His recordings were much sought after for their quality - capturing the expanse of the stage plus the great ambience of the halls. His close proximity eliminated any echo from his recordings. All the instruments recorded right off the front speakers. Plant’s voice is crystal clear. But Millard had a habit of marking his tapes when he copied them for another collector or fan. He would, for instance, lower the levels when transferring the audio to a VHS tape or lower the volume in mid-song when making a cassette copy. It has been said he detested bootleggers who pressed up his recordings onto vinyls or CDs to sell. To that end, he kept a log of all the trades he made with clear indications of what markings he did to the tapes. That way, he knew which of his trades were sent to bootleggers.
He worked as a custodian in a public school. In a fit of depression, he committed suicide in 1990. His friends say he destroyed all copies of his Led Zeppelin recordings. What has survived are the first generation copies he made and shared freely with other Zep fans. These are what are now being traded back and forth.

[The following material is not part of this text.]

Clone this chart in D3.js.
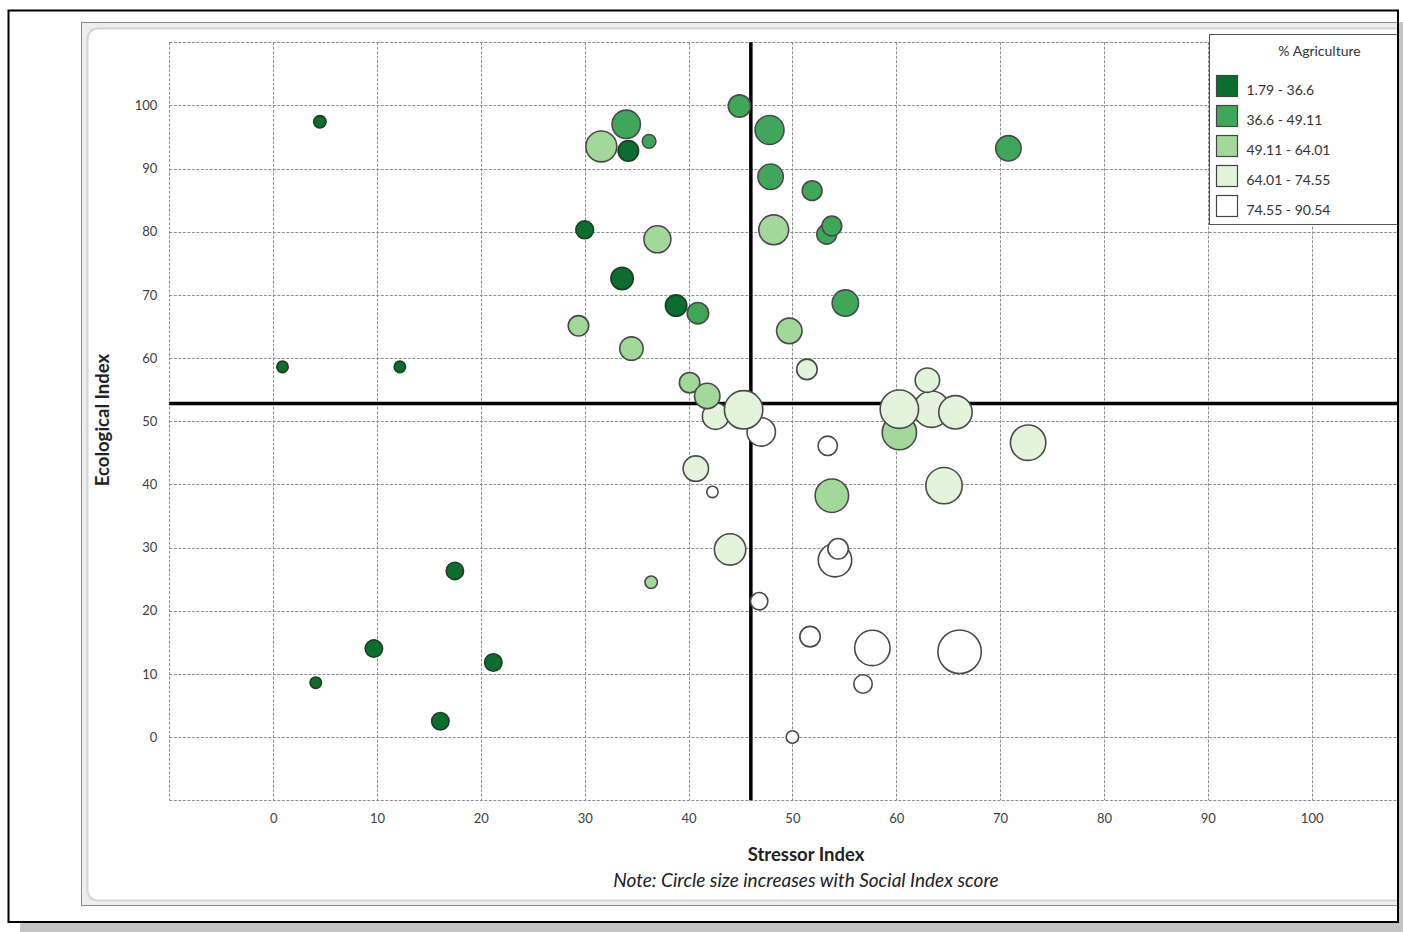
<!DOCTYPE html>
<html>
<head>
<meta charset="utf-8">
<script src="https://cdn.jsdelivr.net/npm/d3@7"></script>
<style>
  html, body { margin: 0; padding: 0; background: #ffffff; }
  svg { display: block; }
</style>
</head>
<body>
<svg id="chart" width="1403" height="932"></svg>
<script>
// ---------------- DATA ----------------
const stressor = [4.5, 0.9, 12.2, 17.5, 9.7, 4.1, 16.1, 21.2,
  44.9, 34.0, 31.6, 34.2, 36.2, 47.8, 47.9, 51.9, 30.0, 37.0, 48.2, 53.3, 53.8, 70.8,
  33.6, 38.8, 40.9, 55.1, 29.4, 34.5, 49.7, 51.4, 40.1, 42.6, 41.8, 47.0, 45.3, 53.4,
  60.3, 63.4, 60.3, 63.0, 65.7, 72.7, 40.7, 42.3, 53.8, 64.6, 44.0, 54.1, 54.4, 36.4,
  46.8, 51.7, 57.7, 66.1, 56.8, 50.0];
const ecological = [97.4, 58.6, 58.6, 26.3, 14.0, 8.6, 2.5, 11.8,
  99.9, 97.0, 93.5, 92.8, 94.3, 96.1, 88.7, 86.5, 80.3, 78.8, 80.3, 79.6, 80.9, 93.2,
  72.6, 68.3, 67.1, 68.7, 65.1, 61.5, 64.3, 58.2, 56.1, 50.8, 54.0, 48.3, 51.8, 46.1,
  48.2, 51.9, 51.9, 56.5, 51.4, 46.6, 42.5, 38.8, 38.2, 39.8, 29.7, 28.0, 29.8, 24.5,
  21.5, 15.9, 14.1, 13.5, 8.4, 0.0];
const social = [9.3, 8, 8, 17, 17, 8, 17, 17,
  27, 42.5, 50, 23, 11, 44, 34.5, 21.6, 17.8, 38.7, 46.6, 21.6, 21.6, 34.5,
  27, 25, 25, 37, 23, 29.5, 34.5, 23, 23, 37, 34.5, 42.5, 75.6, 20.8,
  61, 68, 75.6, 32, 58, 64.7, 34.5, 8, 58, 68, 51.5, 58, 23, 9.3,
  17, 23, 64.7, 95.7, 19, 9.3];
// % Agriculture class index (into agLabels)
const agClass = [0, 0, 0, 0, 0, 0, 0, 0,
  1, 1, 2, 0, 1, 1, 1, 1, 0, 2, 2, 1, 1, 1,
  0, 0, 1, 1, 2, 2, 2, 3, 2, 3, 2, 4, 3, 4,
  2, 3, 3, 3, 3, 3, 3, 4, 2, 3, 3, 4, 4, 2,
  4, 4, 4, 4, 4, 4];
const agLabels = ["1.79 - 36.6", "36.6 - 49.11", "49.11 - 64.01", "64.01 - 74.55", "74.55 - 90.54"];
const agColors = ["#0b6e2f", "#3fa75a", "#a2d89a", "#e3f3dc", "#ffffff"];
const xTicks = [0, 10, 20, 30, 40, 50, 60, 70, 80, 90, 100];
const yTicks = [0, 10, 20, 30, 40, 50, 60, 70, 80, 90, 100];
const gridVals = [-10, 0, 10, 20, 30, 40, 50, 60, 70, 80, 90, 100, 110];
const stressorMean = 46;
const ecologicalMean = 52.8;

// ---------------- DRAW ----------------
const svg = d3.select("#chart");
const font = "Lato, 'Open Sans', sans-serif";

// outer shadow
svg.append("rect").attr("x", 20).attr("y", 922).attr("width", 1383).attr("height", 10).attr("fill", "#c4c4c4");
svg.append("rect").attr("x", 1399).attr("y", 22).attr("width", 4).attr("height", 910).attr("fill", "#c4c4c4");

const defs = svg.append("defs");
defs.append("clipPath").attr("id", "frameClip")
  .append("rect").attr("x", 9).attr("y", 11).attr("width", 1388.5).attr("height", 910);

const g = svg.append("g").attr("clip-path", "url(#frameClip)");

// Excel chart area
g.append("rect").attr("x", 81.5).attr("y", 22.5).attr("width", 1400).attr("height", 883)
  .attr("fill", "#eeeeee").attr("stroke", "#8a8a8a").attr("stroke-width", 1);
g.append("rect").attr("x", 87.5).attr("y", 28.5).attr("width", 1400).attr("height", 872).attr("rx", 10)
  .attr("fill", "#ffffff").attr("stroke", "#d4d4d4").attr("stroke-width", 2);

const x = d3.scaleLinear().domain([-10, 110]).range([169.3, 1415.5]);
const y = d3.scaleLinear().domain([-10, 110]).range([800.2, 42.2]);
const r = d3.scaleSqrt().domain([0, 100]).range([0, 23]);

// grid
const grid = g.append("g");
grid.selectAll("line.v").data(gridVals).join("line")
  .attr("x1", d => Math.round(x(d)) + 0.5).attr("x2", d => Math.round(x(d)) + 0.5)
  .attr("y1", y(110)).attr("y2", y(-10))
  .attr("stroke", "#909090").attr("stroke-width", 1).attr("stroke-dasharray", "3,1.5");
grid.selectAll("line.h").data(gridVals).join("line")
  .attr("y1", d => Math.round(y(d)) + 0.5).attr("y2", d => Math.round(y(d)) + 0.5)
  .attr("x1", x(-10)).attr("x2", x(110))
  .attr("stroke", "#909090").attr("stroke-width", 1).attr("stroke-dasharray", "3,1.5");

// axes (labels only)
const xAxis = d3.axisBottom(x).tickValues(xTicks).tickSize(0).tickPadding(0);
const xg = g.append("g").attr("transform", `translate(0, ${y(-10) + 14})`).call(xAxis);
xg.select(".domain").remove();
xg.selectAll("text").attr("font-family", font).attr("font-size", 13).attr("fill", "#404040").attr("dy", "0.71em");

const yAxis = d3.axisLeft(y).tickValues(yTicks).tickSize(0).tickPadding(0);
const yg = g.append("g").attr("transform", `translate(${x(-10) - 12}, 0)`).call(yAxis);
yg.select(".domain").remove();
yg.selectAll("text").attr("font-family", font).attr("font-size", 13).attr("fill", "#404040");

// reference lines
g.append("line").attr("x1", x(stressorMean)).attr("x2", x(stressorMean))
  .attr("y1", y(110)).attr("y2", y(-10)).attr("stroke", "#000").attr("stroke-width", 3.5);
g.append("line").attr("x1", x(-10)).attr("x2", x(110))
  .attr("y1", y(ecologicalMean)).attr("y2", y(ecologicalMean)).attr("stroke", "#000").attr("stroke-width", 3.5);

// bubbles
const pts = stressor.map((s, i) => ({ s, e: ecological[i], soc: social[i], c: agClass[i] }));
g.append("g").selectAll("circle").data(pts).join("circle")
  .attr("cx", d => x(d.s)).attr("cy", d => y(d.e)).attr("r", d => r(d.soc) - 0.8)
  .attr("fill", d => agColors[d.c])
  .attr("stroke", d => d.c === 0 ? "#1d3d24" : "#4a4a4a")
  .attr("stroke-width", 1.6);

// axis titles
g.append("text").attr("transform", `translate(${109}, ${420}) rotate(-90)`)
  .attr("text-anchor", "middle").attr("font-family", font).attr("font-weight", "bold")
  .attr("font-size", 18.5).attr("fill", "#222").text("Ecological Index");
g.append("text").attr("x", 806).attr("y", 861).attr("text-anchor", "middle")
  .attr("font-family", font).attr("font-weight", "bold").attr("font-size", 18.5).attr("fill", "#222")
  .text("Stressor Index");
g.append("text").attr("x", 806).attr("y", 887).attr("text-anchor", "middle")
  .attr("font-family", font).attr("font-style", "italic").attr("font-size", 19).attr("fill", "#222")
  .text("Note: Circle size increases with Social Index score");

// legend
const lg = g.append("g").attr("transform", "translate(1209.5, 34.5)");
lg.append("rect").attr("width", 230).attr("height", 190).attr("fill", "#fff")
  .attr("stroke", "#555").attr("stroke-width", 1);
lg.append("text").attr("x", 110).attr("y", 21).attr("text-anchor", "middle")
  .attr("font-family", font).attr("font-size", 14).attr("fill", "#333").text("% Agriculture");
const items = lg.selectAll("g.item").data(agLabels).join("g")
  .attr("transform", (d, i) => `translate(7, ${41 + i * 30})`);
items.append("rect").attr("width", 21).attr("height", 21)
  .attr("fill", (d, i) => agColors[i]).attr("stroke", "#444").attr("stroke-width", 1.2);
items.append("text").attr("x", 30).attr("y", 15).attr("dy", "0.35em")
  .attr("font-family", font).attr("font-size", 14).attr("fill", "#333").text(d => d);

// outer frame
svg.append("rect").attr("x", 8.5).attr("y", 10.5).attr("width", 1389.5).attr("height", 911.5)
  .attr("fill", "none").attr("stroke", "#000").attr("stroke-width", 2);
</script>
</body>
</html>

Millard was active from 1974 to the ‘80s and was said to have taped shows by Led Zeppelin, Pink Floyd, Yes, The Rolling Stones, The Who, Jethro Tull and even Kansas. To date, we have never found a copy of his Who or Tull recordings. The non-Zeppelin masters are known to be in possession of Millard’s family. Hopefully, someday they will be shared again.
VERY desirable as it is one of very few FULL 1975 concert boots available. It contains the best-existing versions of Dick Parry performing a saxophone solo in "Echoes" and the prototype "Raving and Drooling" and "You've Gotta Be Crazy", which would eventually become "Sheep" and "Dogs" respectively.
After You Gotta Be Crazy, Dave Gilmour says "It was a cruel song.... But fair. The next tune we're going to do for you is another new number, it's called 'Shine On You Crazy Diamond'. It has something to do with Syd Barrett who some of you might remember..... & some of you probably won't."